Seth Grahame-Smith's Pride and Prejudice and Zombies ( July/Aug 2009) added some gruesome twists to Jane Austen's classic. Here, the author--also a film and television producer--adds a new facet to Abraham Lincoln's life.
The Story: You thought you knew everything there was to know about Abraham Lincoln, didn't you? It turns out, however, that the 16th U.S. president really fought the Civil War not to eradicate slavery per se--but to do away with those who were trafficking in slaves: vampires. Honest Abe turned vampire slayer when a supernatural being killed his mother after his father earned the ire of a local vampire, part of a clan that migrated from the Old World to America in search of, yes, freedom. Are you following? As he writes in his journal (which eventually falls into the hands of Seth Grahame-Smith), Abe set out to battle the undead, end slavery, and, of course, save the Union. It all sounds eerily familiar ...

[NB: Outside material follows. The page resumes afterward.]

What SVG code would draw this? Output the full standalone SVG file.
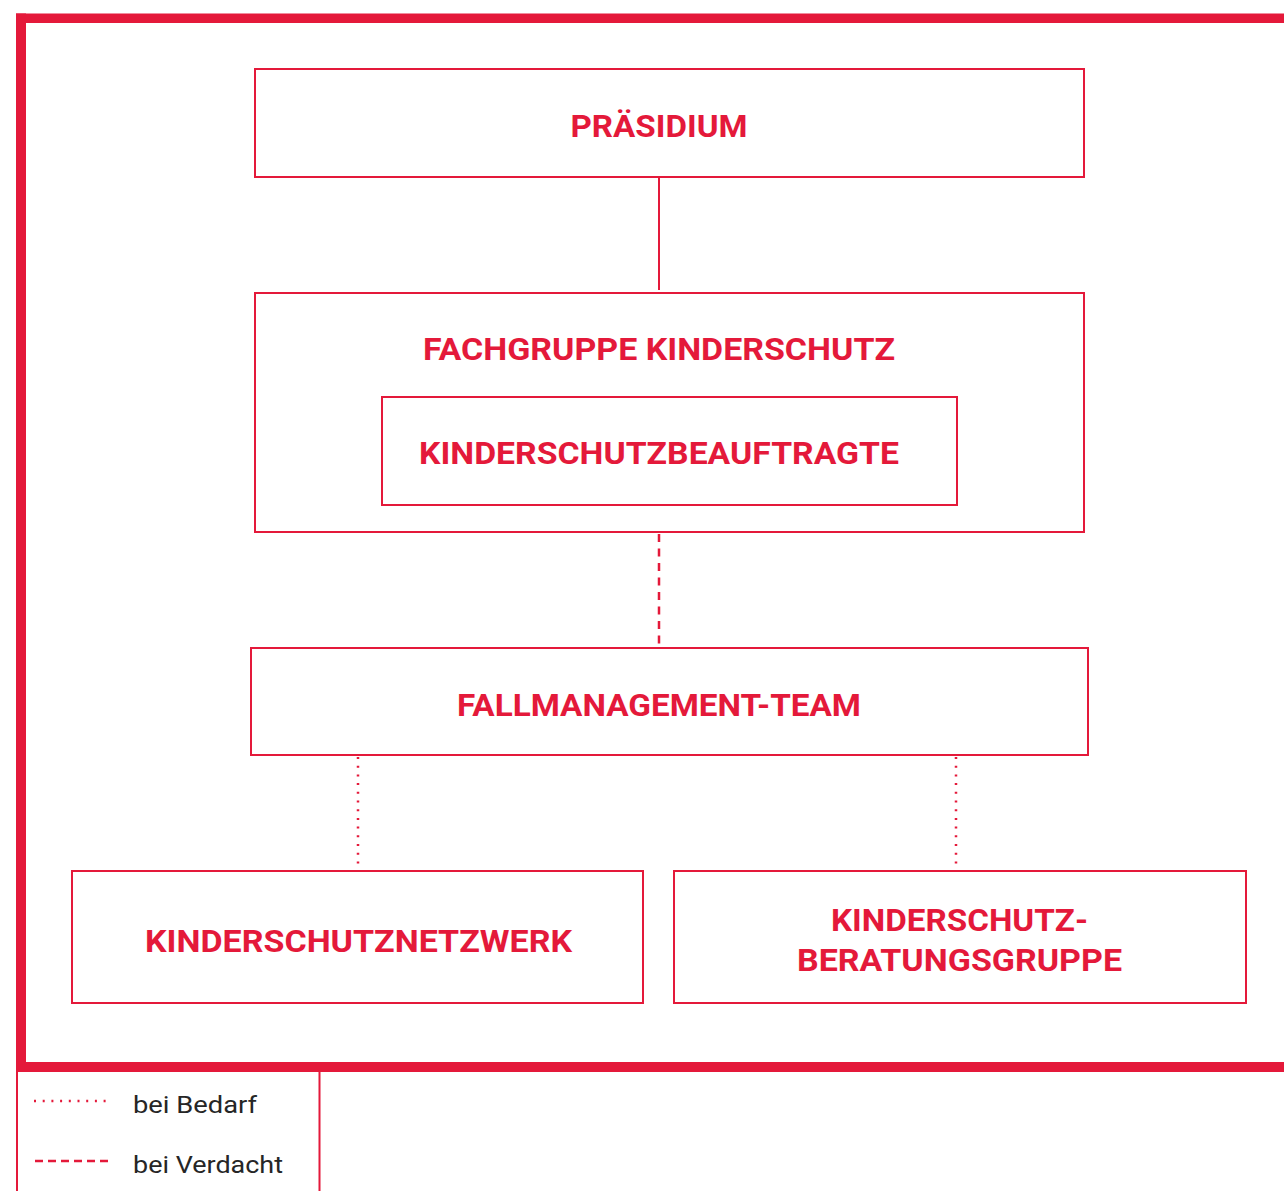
<svg xmlns="http://www.w3.org/2000/svg" width="1284" height="1191" viewBox="0 0 1284 1191">
<style>
.box{fill:#fff;stroke:#e4193a;stroke-width:2}
.t{font-family:Roboto,"Liberation Sans",sans-serif;font-weight:700;font-size:32px;fill:#e4193a;text-anchor:middle}
.lg{font-family:Roboto,"Liberation Sans",sans-serif;font-size:24.5px;fill:#262626}
.solid{stroke:#e4193a;stroke-width:2;fill:none}
.dash{stroke:#e4193a;stroke-width:2.5;fill:none;stroke-dasharray:8 6.5}
.ldash{stroke:#e4193a;stroke-width:2.5;fill:none;stroke-dasharray:8 5}
.dot{stroke:#e4193a;stroke-width:2.5;fill:none;stroke-dasharray:2 6.7}
</style>
<rect width="1284" height="1191" fill="#fff"/>
<g id="frame">
<rect x="16" y="13.5" width="1268" height="9.5" fill="#e4193a"/>
<rect x="16" y="13.5" width="10" height="1058" fill="#e4193a"/>
<rect x="16" y="1062" width="1268" height="10" fill="#e4193a"/>
<rect x="16" y="1062" width="2" height="129" fill="#e4193a"/>
<rect x="318.5" y="1072" width="2" height="119" fill="#e4193a"/>
</g>
<g id="connectors">
<line class="solid" x1="659" y1="177" x2="659" y2="290"/>
<line class="dash" x1="659" y1="534" x2="659" y2="647"/>
<line class="dot" x1="358" y1="757" x2="358" y2="871"/>
<line class="dot" x1="956" y1="757" x2="956" y2="871"/>
</g>
<g id="praesidium">
<rect class="box" x="255" y="69" width="829" height="108"/>
<text class="t" x="659" y="137" textLength="177" lengthAdjust="spacingAndGlyphs">PRÄSIDIUM</text>
</g>
<g id="fachgruppe">
<rect class="box" x="255" y="293" width="829" height="239"/>
<text class="t" x="659" y="360" textLength="472" lengthAdjust="spacingAndGlyphs">FACHGRUPPE KINDERSCHUTZ</text>
</g>
<g id="beauftragte">
<rect class="box" x="382" y="397" width="575" height="108"/>
<text class="t" x="659" y="464" textLength="480" lengthAdjust="spacingAndGlyphs">KINDERSCHUTZBEAUFTRAGTE</text>
</g>
<g id="fallmanagement">
<rect class="box" x="251" y="648" width="837" height="107"/>
<text class="t" x="659" y="716" textLength="404" lengthAdjust="spacingAndGlyphs">FALLMANAGEMENT-TEAM</text>
</g>
<g id="netzwerk">
<rect class="box" x="72" y="871" width="571" height="132"/>
<text class="t" x="358.5" y="952" textLength="427" lengthAdjust="spacingAndGlyphs">KINDERSCHUTZNETZWERK</text>
</g>
<g id="beratungsgruppe">
<rect class="box" x="674" y="871" width="572" height="132"/>
<text class="t" x="959.5" y="931" textLength="257" lengthAdjust="spacingAndGlyphs">KINDERSCHUTZ-</text>
<text class="t" x="959.5" y="971" textLength="325" lengthAdjust="spacingAndGlyphs">BERATUNGSGRUPPE</text>
</g>
<g id="legend">
<line class="dot" x1="34" y1="1101" x2="112" y2="1101"/>
<text class="lg" x="133" y="1113" textLength="124" lengthAdjust="spacingAndGlyphs">bei Bedarf</text>
<line class="ldash" x1="35" y1="1161" x2="108" y2="1161"/>
<text class="lg" x="133" y="1173" textLength="150" lengthAdjust="spacingAndGlyphs">bei Verdacht</text>
</g>
</svg>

Grand Central Publishing. 352 pages. $21.99. ISBN: 9780446563086
"... the result is surprisingly entertaining. ... Once you let go of the idea that this isn't trying to make fun of past history, nor undermine the actual work Lincoln did, it's sort of like one of the Back To The Future alternate timelines." Meredith Woerner
Los Angeles Times
"The title sounds more like a great Saturday Night Live sketch than a compelling read. ... But Grahame-Smith's sophomore effort outlasts the kitsch value of its title, and freed from the constraints of updating (or defacing, depending on one's viewpoint) a revered literary gem, the writer delivers a well-constructed, surprisingly satisfying narrative that straight-faces its absurd premise." Gina McIntyre
"Abraham Lincoln: Vampire Hunter goes where the renowned historian Doris Kearns Goodwin might fear to tread. ... Seth Grahame-Smith, the enterprising fellow who breaks this scoop, uses as his proof a heretofore unknown (fictional) diary of Lincoln's that apparently fell into the author's possession, oh, some time after the success of his previous book, Pride and Prejudice and Zombies." Lisa Schwarzbaum
Ft. Worth Star-Telegram
"If the first proposition is true that vampires as a species are as old as man himself, and man began somewhere in Africa before migrating around the globe, why were there no Native American or African vampires already? It would have added a deeper dimension if the slaves were more than just silent victims, too, as they are here." Cary Darling
Onion AV Club
"Shouldn't Abraham Lincoln: Vampire Hunter be a vision of 19th-century secessionist vampires through the sober, tragic eyes of an eloquent orator? Instead, Lincoln becomes little more than a standard-issue thriller protagonist in a stovepipe hat." Donna Bowman
After the commercial success of Pride and Prejudice and Zombies (and Ben H. Winters's lesser effort, Sense and Sensibility and Sea Monsters), critics wondered if the monster-meets-historical-or-literary-figure conceit has worn thin. Fortunately, most reviewers found Abraham Lincoln to be an entertaining and fast-paced work of revisionist history, if gruesome and glib in parts. But others called the novel melodramatic, as well as faulted the author's (and Abe's) voices, though the diaries allow Grahame-Smith to narrate omnisciently. In the end, the novel is, perhaps, a gimmick--but an imaginative one that, if it won't "change anyone's life ... [is] still worth the short time it takes to read it" (i99.com).